Confrontado com esse facto, e questionado novamente sobre qual foi o valor do contrato do “apagão”, Arlindo Oliveira não mais esclareceu o assunto cabalmente. O PÚBLICO enviou novos pedidos de esclarecimento e obteve a seguinte resposta no dia 4 de Julho por parte do gabinete de comunicação do Técnico: “O IST nada tem a acrescentar às respostas já enviadas anteriormente”.

As conclusões

O relatório da IGF foi enviado para o Ministério Público, onde o caso do “apagão” está a ser investigado por inspectores da Polícia Judiciária e procuradoras do Departamento de Investigação e Acção Penal (DIAP) de Lisboa. Segundo a IGF, “uma combinação complexa de factores tecnológicos conduziu ao processamento parcial” das declarações enviadas pelos bancos para indicar as transferências para offshores de 2011 a 2014, deixando ocultos da base central de dados informação sobre 10.000 milhões de euros. Perto de 8000 milhões de euros correspondem a fluxos de dinheiro enviados a partir de contas sediadas no BES (em 2012, 2013 e 2014).
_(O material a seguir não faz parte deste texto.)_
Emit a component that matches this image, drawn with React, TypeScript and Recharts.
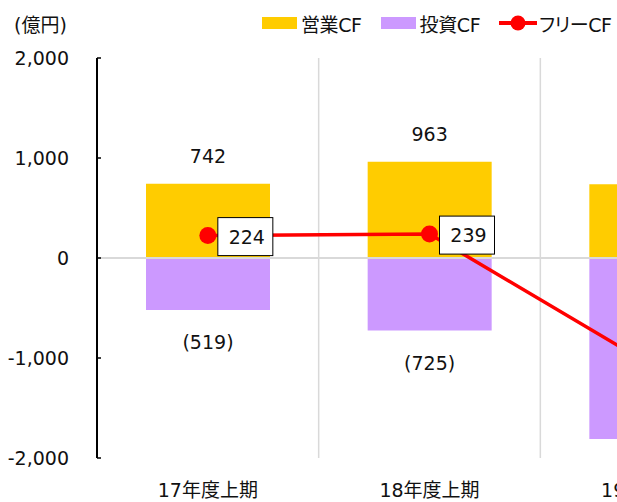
import React from 'react';
import {
  ComposedChart,
  Bar,
  Line,
  XAxis,
  YAxis,
  ReferenceLine,
  LabelList,
  Legend,
} from 'recharts';

const categories = ['17年度上期', '18年度上期', '19年度上期'];
const operatingCF = [742, 963, 738];
const investingCF = [-519, -725, -1810];
const freeCF = [224, 239, -1072];
const yTicks = [-2000, -1000, 0, 1000, 2000];
const categoryBoundaries = [1, 2];
const seriesNames = { op: '営業CF', inv: '投資CF', free: 'フリーCF' };
const legendOrder = ['op', 'inv', 'free'];

const data = categories.map((name, i) => ({
  name,
  pos: i + 0.5,
  op: operatingCF[i],
  inv: investingCF[i],
  free: freeCF[i],
}));

const FONT = '"DejaVu Sans", "Noto Sans CJK JP", sans-serif';
const TEXT = '#111';
const YELLOW = '#FFCC00';
const PURPLE = '#CC99FF';
const RED = '#FF0000';
const GRID = '#d9d9d9';

const fmt = (v: number) =>
  v < 0 ? `(${Math.abs(v).toLocaleString('en-US')})` : v.toLocaleString('en-US');

const TopLabel = (props: any) => {
  const { x, y, width, height, value } = props;
  const top = Math.min(y, y + height);
  return (
    <text x={x + width / 2} y={top - 28} textAnchor="middle" dominantBaseline="central" fill={TEXT} fontSize={19} fontFamily={FONT}>
      {fmt(value)}
    </text>
  );
};

const BottomLabel = (props: any) => {
  const { x, y, width, height, value } = props;
  const bottom = Math.max(y, y + height);
  return (
    <text x={x + width / 2} y={bottom + 32} textAnchor="middle" dominantBaseline="central" fill={TEXT} fontSize={19} fontFamily={FONT}>
      {fmt(value)}
    </text>
  );
};

const BoxLabel = (props: any) => {
  const { x, y, value } = props;
  return (
    <g>
      <rect x={x + 10} y={y - 18} width={55} height={38} fill="#fff" stroke="#000" strokeWidth={1} />
      <text x={x + 39} y={y + 1} textAnchor="middle" dominantBaseline="central" fill={TEXT} fontSize={19} fontFamily={FONT}>
        {fmt(value)}
      </text>
    </g>
  );
};

const renderLegend = (props: any) => {
  const payload = [...(props.payload || [])].sort(
    (a: any, b: any) => legendOrder.indexOf(a.dataKey) - legendOrder.indexOf(b.dataKey)
  );
  return (
    <div
      style={{
        display: 'flex',
        alignItems: 'center',
        fontFamily: FONT,
        fontSize: 19,
        color: TEXT,
        height: 24,
        whiteSpace: 'nowrap',
        fontFeatureSettings: '"palt"',
        letterSpacing: -0.4,
      }}
    >
      {payload.map((p: any, i: number) => (
        <div key={i} style={{ display: 'flex', alignItems: 'center', marginRight: i < payload.length - 1 ? 19 : 0 }}>
          {p.type === 'line' ? (
            <svg width={38} height={16} style={{ display: 'block' }}>
              <line x1={0} y1={8} x2={38} y2={8} stroke={p.color} strokeWidth={4} />
              <circle cx={19} cy={8} r={7.5} fill={p.color} />
            </svg>
          ) : (
            <svg width={35} height={12} style={{ display: 'block' }}>
              <rect x={0} y={0} width={35} height={12} fill={p.color} />
            </svg>
          )}
          <span style={{ marginLeft: p.type === 'line' ? 2 : 4 }}>{p.value}</span>
        </div>
      ))}
    </div>
  );
};

export default function App() {
  return (
    <div style={{ position: 'absolute', left: 0, top: 0, width: 617, height: 502, overflow: 'hidden', background: '#fff' }}>
      <ComposedChart
        width={770}
        height={502}
        data={data}
        stackOffset="sign"
        margin={{ top: 58, right: 8, bottom: 0, left: 0 }}
        style={{ fontFamily: FONT }}
      >
        <XAxis
          dataKey="name"
          axisLine={false}
          tickLine={false}
          tickSize={0}
          tickMargin={26}
          height={44}
          interval={0}
          tick={{ fill: TEXT, fontSize: 19, fontFamily: FONT }}
        />
        <XAxis xAxisId="b" type="number" dataKey="pos" domain={[0, 3]} allowDataOverflow hide />
        <YAxis
          width={97}
          domain={[-2000, 2000]}
          ticks={yTicks}
          interval={0}
          tickFormatter={(v: number) => v.toLocaleString('en-US')}
          axisLine={{ stroke: '#000', strokeWidth: 2 }}
          tickLine={{ stroke: '#000', strokeWidth: 1.5 }}
          tickSize={-4}
          tickMargin={32}
          tick={{ fill: TEXT, fontSize: 19, fontFamily: FONT }}
          label={() => (
            <text x={14} y={25} textAnchor="start" dominantBaseline="central" fill={TEXT} fontSize={19} fontFamily={FONT}>
              (億円)
            </text>
          )}
        />
        {categoryBoundaries.map((b) => (
          <ReferenceLine key={b} xAxisId="b" x={b} stroke={GRID} strokeWidth={1.5} />
        ))}
        <Bar dataKey="op" name={seriesNames.op} stackId="a" fill={YELLOW} barSize={124} isAnimationActive={false}>
          <LabelList dataKey="op" content={TopLabel} />
        </Bar>
        <Bar dataKey="inv" name={seriesNames.inv} stackId="a" fill={PURPLE} barSize={124} isAnimationActive={false}>
          <LabelList dataKey="inv" content={BottomLabel} />
        </Bar>
        <ReferenceLine y={0} stroke={GRID} strokeWidth={2} />
        <Line
          dataKey="free"
          name={seriesNames.free}
          stroke={RED}
          strokeWidth={3.5}
          dot={{ r: 8.5, fill: RED, stroke: 'none' }}
          activeDot={false}
          legendType="line"
          isAnimationActive={false}
        >
          <LabelList dataKey="free" content={BoxLabel} />
        </Line>
        <Legend
          layout="vertical"
          align="center"
          verticalAlign="middle"
          content={renderLegend}
          wrapperStyle={{ position: 'absolute', top: 11, left: 262, width: 360, height: 24 }}
        />
      </ComposedChart>
    </div>
  );
}
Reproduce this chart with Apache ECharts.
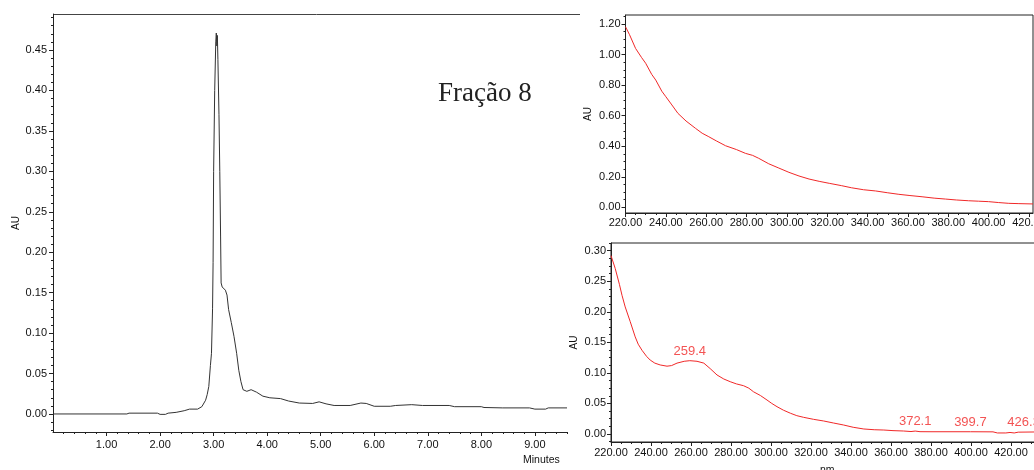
<!DOCTYPE html>
<html><head><meta charset="utf-8">
<script src="https://cdn.jsdelivr.net/npm/echarts@6/dist/echarts.min.js"></script>
<style>html,body{margin:0;padding:0;background:#fff}#c{width:1034px;height:470px}</style>
</head><body><div id="c"></div>
<script>
// ---- Chromatogram (left) ----
const chromTime = [0,1.38,1.42,1.95,2.0,2.1,2.15,2.3,2.45,2.55,2.7,2.78,2.85,2.88,2.91,2.94,2.96,2.98,2.99,3.00,3.02,3.04,3.05,3.06,3.07,3.08,3.1,3.115,3.13,3.14,3.16,3.19,3.22,3.25,3.28,3.33,3.38,3.43,3.47,3.51,3.55,3.58,3.62,3.7,3.8,3.92,4.05,4.25,4.4,4.6,4.85,4.97,5.1,5.25,5.55,5.75,5.85,6.0,6.3,6.4,6.7,6.9,7.4,7.5,8.0,8.05,8.4,8.9,9.0,9.2,9.25,9.6];
const chromAU   = [0,0,0.001,0.001,-0.0005,-0.0005,0.001,0.002,0.004,0.006,0.006,0.009,0.017,0.024,0.034,0.06,0.075,0.13,0.187,0.30,0.40,0.46,0.471,0.455,0.468,0.438,0.37,0.30,0.22,0.162,0.157,0.155,0.153,0.147,0.129,0.113,0.096,0.075,0.054,0.04,0.030,0.028,0.028,0.03,0.027,0.022,0.020,0.019,0.016,0.0135,0.013,0.015,0.0125,0.0105,0.0105,0.0135,0.013,0.0095,0.0095,0.0105,0.0115,0.0105,0.0105,0.009,0.009,0.008,0.0075,0.0075,0.006,0.006,0.0075,0.0075];
const chromXTicks = [1,2,3,4,5,6,7,8,9];
const chromYTicks = [0,0.05,0.10,0.15,0.20,0.25,0.30,0.35,0.40,0.45];

// ---- Spectrum top-right ----
const spec1Nm = [220,222,225,228,230,233,235,238,240,243,246,250,254.7,258,261.3,265,269.6,275,279.5,283,286,291,296,301,306,311,316,321,327,332,338,344,350,355.5,361,367,373,378.6,384,390,395,400,405,410,415,422];
const spec1AU = [1.182,1.13,1.04,0.98,0.943,0.87,0.833,0.76,0.724,0.67,0.615,0.565,0.517,0.485,0.462,0.435,0.403,0.378,0.353,0.34,0.321,0.285,0.257,0.229,0.205,0.185,0.17,0.157,0.142,0.128,0.115,0.107,0.095,0.085,0.077,0.069,0.06,0.054,0.048,0.043,0.04,0.037,0.031,0.026,0.024,0.022];
const spec1YTicks = [0,0.2,0.4,0.6,0.8,1.0,1.2];

// ---- Spectrum bottom-right ----
const spec2Nm = [220,222.1,224.2,225.5,227.1,229.6,232.1,233.6,235.5,237.8,239.6,241.9,244.6,248.0,250.3,253.0,256.6,259.4,263.0,266.4,269.6,273.0,276.4,279.6,282.7,286.3,288.9,291.3,294.7,298.0,300.4,303.0,306.2,309.7,312.9,316.3,321.3,326.3,331.2,336.3,341.1,346.4,351.6,356.4,361.0,366.3,370,372.1,374.5,380,399.7,411,413.2,417.4,419.5,421.6,423.6,432];
const spec2AU = [0.292,0.271,0.245,0.227,0.208,0.184,0.159,0.147,0.137,0.127,0.121,0.116,0.113,0.111,0.112,0.116,0.119,0.120,0.119,0.116,0.107,0.0966,0.09,0.0856,0.082,0.079,0.075,0.069,0.063,0.0556,0.05,0.0447,0.039,0.034,0.030,0.0273,0.024,0.0213,0.018,0.0147,0.011,0.0082,0.007,0.0065,0.0055,0.0049,0.004,0.0048,0.0038,0.0037,0.0037,0.0035,0.0017,0.0017,0.0025,0.0017,0.003,0.0033];
const spec2YTicks = [0,0.05,0.10,0.15,0.20,0.25,0.30];
const specXTicks = [220,240,260,280,300,320,340,360,380,400,420];
const peakNm = [259.4,372.1,399.7,426.3];
const peakAU = [0.120,0.0048,0.0037,0.0033];
const peakLabels = ['259.4','372.1','399.7','426.3'];

// ---- helpers ----
const zip = (a,b) => a.map((v,i)=>[v,b[i]]);
function minors(start, end, step, majors){
  const out=[]; const n=Math.round((end-start)/step);
  for(let i=0;i<=n;i++){const v=+(start+i*step).toFixed(6);
    if(!majors.some(m=>Math.abs(m-v)<1e-9)) out.push(v);}
  return out;
}
const FONT = 'Arial, "Liberation Sans", sans-serif';
const AX = '#222';
const TXT = '#111';
const RED = '#f02828';

const chromX = {min:0,max:9.6}, chromY = {min:-0.0223,max:0.4945};
const s1X = {min:220,max:422.0}, s1Y = {min:-0.0373,max:1.259};
const s2X = {min:220,max:432.0}, s2Y = {min:-0.0131,max:0.3126};

function mainAxis(grid, ext, ticks, fontSize, margin, pos, extra){
  return Object.assign({
    type:'value', gridIndex:grid, min:ext.min, max:ext.max, position:pos,
    axisLine:{show:true,onZero:false,lineStyle:{color:AX,width:1}},
    axisTick:{show:true,length:4,customValues:ticks,lineStyle:{color:AX}},
    axisLabel:{show:true,customValues:ticks,fontSize:fontSize,fontFamily:FONT,color:TXT,margin:margin,
      hideOverlap:false, formatter:v=>v.toFixed(2)},
    splitLine:{show:false}
  }, extra||{});
}
function minorAxis(grid, ext, vals, pos){
  return {type:'value', gridIndex:grid, min:ext.min, max:ext.max, position:pos,
    axisLine:{show:false,onZero:false}, axisLabel:{show:false}, splitLine:{show:false},
    axisTick:{show:true,length:2,customValues:vals,lineStyle:{color:AX}}};
}
const nameStyle = {fontSize:10,fontFamily:FONT,color:TXT};

const option = {
  animation:false,
  backgroundColor:'#fff',
  grid:[
    {left:53, top:14, width:514, height:418, outerBoundsMode:'none', containLabel:false},
    {left:625.5, top:15, width:407.5, height:198, show:true, borderColor:AX, borderWidth:1, outerBoundsMode:'none', containLabel:false},
    {left:611, top:243, width:424, height:199, show:true, borderColor:AX, borderWidth:1, outerBoundsMode:'none', containLabel:false}
  ],
  xAxis:[
    mainAxis(0,chromX,chromXTicks,11,7,'bottom'),
    mainAxis(1,s1X,specXTicks,11,4,'bottom'),
    mainAxis(2,s2X,specXTicks,11,5,'bottom'),
    minorAxis(0,chromX,minors(0.2,9.6,0.2,chromXTicks),'bottom'),
    minorAxis(1,s1X,minors(220,420,5,specXTicks),'bottom'),
    minorAxis(2,s2X,minors(220,430,5,specXTicks),'bottom')
  ],
  yAxis:[
    mainAxis(0,chromY,chromYTicks,11,6,'left',{name:'AU',nameLocation:'middle',nameGap:32,nameTextStyle:nameStyle}),
    mainAxis(1,s1Y,spec1YTicks,11,5,'left',{name:'AU',nameLocation:'middle',nameGap:32,nameTextStyle:nameStyle}),
    mainAxis(2,s2Y,spec2YTicks,11,5,'left',{name:'AU',nameLocation:'middle',nameGap:32,nameTextStyle:nameStyle}),
    minorAxis(0,chromY,minors(-0.02,0.49,0.01,chromYTicks),'left'),
    minorAxis(1,s1Y,minors(0,1.25,0.05,spec1YTicks),'left'),
    minorAxis(2,s2Y,minors(-0.0125,0.3125,0.0125,spec2YTicks),'left')
  ],
  series:[
    {type:'line', xAxisIndex:0, yAxisIndex:0, data:zip(chromTime,chromAU), showSymbol:false, smooth:false,
      lineStyle:{color:'#333',width:1}},
    {type:'line', xAxisIndex:1, yAxisIndex:1, data:zip(spec1Nm,spec1AU), showSymbol:false,
      lineStyle:{color:RED,width:1}},
    {type:'line', xAxisIndex:2, yAxisIndex:2, data:zip(spec2Nm,spec2AU), showSymbol:false,
      lineStyle:{color:RED,width:1}},
    {type:'scatter', xAxisIndex:2, yAxisIndex:2, clip:false, symbolSize:0,
      data:zip(peakNm,peakAU),
      label:{show:true, position:'top', distance:3, color:RED, fontSize:13, fontFamily:FONT,
        formatter:p=>peakLabels[p.dataIndex]}}
  ],
  graphic:[
    {type:'line', shape:{x1:53,y1:14.5,x2:580,y2:14.5}, style:{stroke:'#444',lineWidth:1}},
    {type:'text', left:438, top:80, style:{text:'Fração 8', font:'27px "Times New Roman", "Liberation Serif", serif', fill:'#222'}},
    {type:'text', left:523, top:455, style:{text:'Minutes', font:'10.5px Arial, "Liberation Sans", sans-serif', fill:TXT}},
    {type:'text', left:820, top:465, style:{text:'nm', font:'10.5px Arial, "Liberation Sans", sans-serif', fill:TXT}}
  ]
};
echarts.init(document.getElementById('c'),null,{renderer:'canvas'}).setOption(option);
</script></body></html>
A partir de 2013 houve uma alteração do comportamento da aplicação informática. Os peritos do IST consideraram “extremamente improvável” que a alteração “tenha resultado de uma intervenção humana deliberada”. No Parlamento, na audição de Vítor Braz em Julho de 2017, quando a deputada do BE Mariana Mortágua perguntou se a configuração podia ser alterada manualmente, um dos inspectores que acompanhava Vítor Braz, José Oliveira respondeu: “É, é possível manualmente”.

Ainda não há uma explicação inequívoca para o erro. Rocha Andrade deixou escrito que, “da descrição dos meios de investigação utilizados e dos elementos recolhidos” pela IGF “não foi confirmado se e quem poderá ter alterado” a parametrização informática. E deixou ainda que “não foi encontrada explicação para a singularidade estatística de este ‘erro’ afectar especialmente algumas instituições e manifestar-se de forma diversa ao longo de vários períodos temporais”.

A investigação está agora nas mãos do DIAP de Lisboa e da PJ. Até 20 de Junho não havia arguidos constituídos.